In a world that has been so recently beset by disasters both natural and man-wrought, these biblical consequences seem dangerously close to us: economic woes, earthquakes, famine, disease, fire, oil spills, floods, tsunamis, nuclear contamination, revolution, chemical attacks on one’s own people. But there are also courageous volunteers who risk their own lives in small boats to save others they don’t even know.

The Song of Moses is undoubtedly a passage about the distinction between good and evil, and the consequential choices our free will allows us to make. This passage clearly presents good and evil as both coming from the hand of God in response to moral or evil behavior. It is certainly something to consider during the week of Selichot, as we deeply reflect in preparation for Rosh Hashanah, the New Year to come in only a few days, when traditionally we recite the “Una Tana Tokef” prayer, often to soul-stirring music. Life or death. Choose.

If we are basically good people, we reflect, if we try to follow a good life, then why, as has been repeated so many times, do bad things happen to good people? As we read scary news headlines and listen to and watch horrendous media reports, it’s something we can’t help thinking about. If God is good, as the Jewish tradition teaches, if the created world is good, as the Bible tells us, then why is there evil?

That is why I was so interested to read a lengthy interpretation by the noted scholar, Jon D. Levinson, called “Creation and the Persistence of Evil,” but very disturbed by its pessimistic tone.[1] Why does evil persist? His article has a somewhat gnostic feel to it, suggesting that evil is a separate, adversarial force.

Even though God promised Noah never to flood the world again, that promise is not so easy to maintain; it requires God’s vigilance. “The world is not inherently safe,” Levinson asserts; “it is inherently unsafe…. Creation endures because God has pledged in an eternal covenant that it shall endure, and because he has also in an eternal covenant, compelled the obeisance of adversarial forces. If either covenant comes undone, creation disappears.”

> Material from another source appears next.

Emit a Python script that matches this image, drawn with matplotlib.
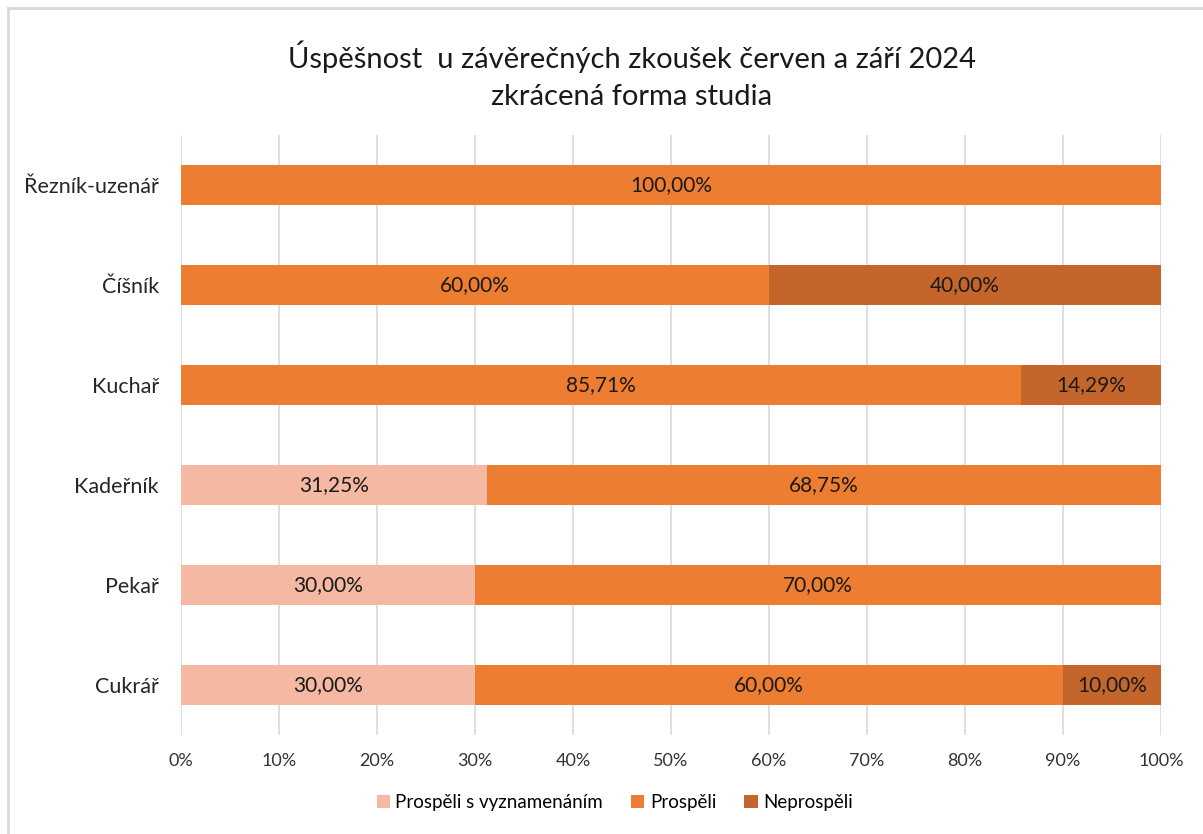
import matplotlib.pyplot as plt
from matplotlib.lines import Line2D
import numpy as np

plt.rcParams['font.family'] = ['Lato', 'DejaVu Sans']

# data (bottom to top)
categories = ['Cukrář', 'Pekař', 'Kadeřník', 'Kuchař', 'Číšník', 'Řezník-uzenář']
vyznamenani = [30.00, 30.00, 31.25, 0, 0, 0]
prospeli = [60.00, 70.00, 68.75, 85.71, 60.00, 100.00]
neprospeli = [10.00, 0, 0, 14.29, 40.00, 0]
series = [('Prospěli s vyznamenáním', vyznamenani, '#F4B8A3'),
          ('Prospěli', prospeli, '#ED7D31'),
          ('Neprospěli', neprospeli, '#C4662B')]
xticks = [0, 10, 20, 30, 40, 50, 60, 70, 80, 90, 100]

fig = plt.figure(figsize=(12.03, 8.34), dpi=100)
ax = fig.add_axes([0.1505, 0.1187, 0.8146, 0.7194])

y = np.arange(len(categories))
left = np.zeros(len(categories))
for name, vals, col in series:
    vals = np.array(vals)
    ax.barh(y, vals, left=left, height=0.4, color=col, label=name, zorder=3)
    for i, v in enumerate(vals):
        if v > 0:
            ax.text(left[i] + v / 2, y[i], ('%.2f%%' % v).replace('.', ','),
                    ha='center', va='center', fontsize=15, color='#1a1a1a', zorder=4)
    left = left + vals

ax.set_xlim(0, 100)
ax.set_ylim(-0.5, len(categories) - 0.5)
ax.set_xticks(xticks)
ax.set_xticklabels(['%d%%' % t for t in xticks], fontsize=13, color='#333333')
ax.set_yticks(y)
ax.set_yticklabels(categories, fontsize=15.5, color='#262626')
ax.tick_params(axis='both', length=0)
ax.tick_params(axis='x', pad=13)
ax.tick_params(axis='y', pad=16)
ax.grid(axis='x', color='#D9D9D9', linewidth=1.2, zorder=0)
for s in ax.spines.values():
    s.set_visible(False)

fig.text(0.525, 0.932, 'Úspěšnost  u závěrečných zkoušek červen a září 2024',
         ha='center', va='center', fontsize=21, color='#1a1a1a')
fig.text(0.525, 0.884, 'zkrácená forma studia',
         ha='center', va='center', fontsize=21, color='#1a1a1a')

fig.legend(loc='center', bbox_to_anchor=(0.511, 0.038), ncol=3, frameon=False,
           fontsize=13.5, handlelength=0.7, handleheight=0.7, handletextpad=0.3,
           columnspacing=1.5)

# chart border
fig.add_artist(Line2D([8 / 1203, 8 / 1203], [0, 1 - 8 / 834], transform=fig.transFigure,
                      color='#D9D9D9', linewidth=2))
fig.add_artist(Line2D([8 / 1203, 1], [1 - 8 / 834, 1 - 8 / 834], transform=fig.transFigure,
                      color='#D9D9D9', linewidth=2))

fig.savefig('out.png', dpi=100)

I wept when I read Jon Levinson’s views because at a time when an evil force like ISiS, with its many variant names, is infecting the world with a fanatic ideology, or when neo-Nazi ideology is re-infecting the globe, it is indeed possible to conceive of the world breaking down to the extent that chaos results, that we, we may return figuratively to the tohu va bohu, the void.

My own view, however, remains more optimistic. As moral human beings, as Jews continually renewing the Covenant, I do believe with all my heart that – together – we can dismember the mythical Leviathan representing the forces of evil, and that we can bring the beneficent side of God that represents love and compassion firmly back into our world.

Last week’s parasha emphasized choosing life. In this week’s portion, the choices are set clearly before us. As God’s partners in creation, we have the gift of free will. We have been taught to remember that, with Divine help, we survived Pharaoh, and we will survive, as best we can, whatever comes our way. This Rosh Hashana, 5778, it’s up to us to transcend the headlines; we must continue to choose life, and all that it requires from us to maintain a world that is inherently safe because we work hard to make it so. And because we have faith that it can be good.

[1] Levinson, J.D. Creation and the Persistence of Evil: the Jewish Drama of Divine Omnipotence (Princeton, N.J.: Princeton University Press, 1994), pp. xxxiv + 182.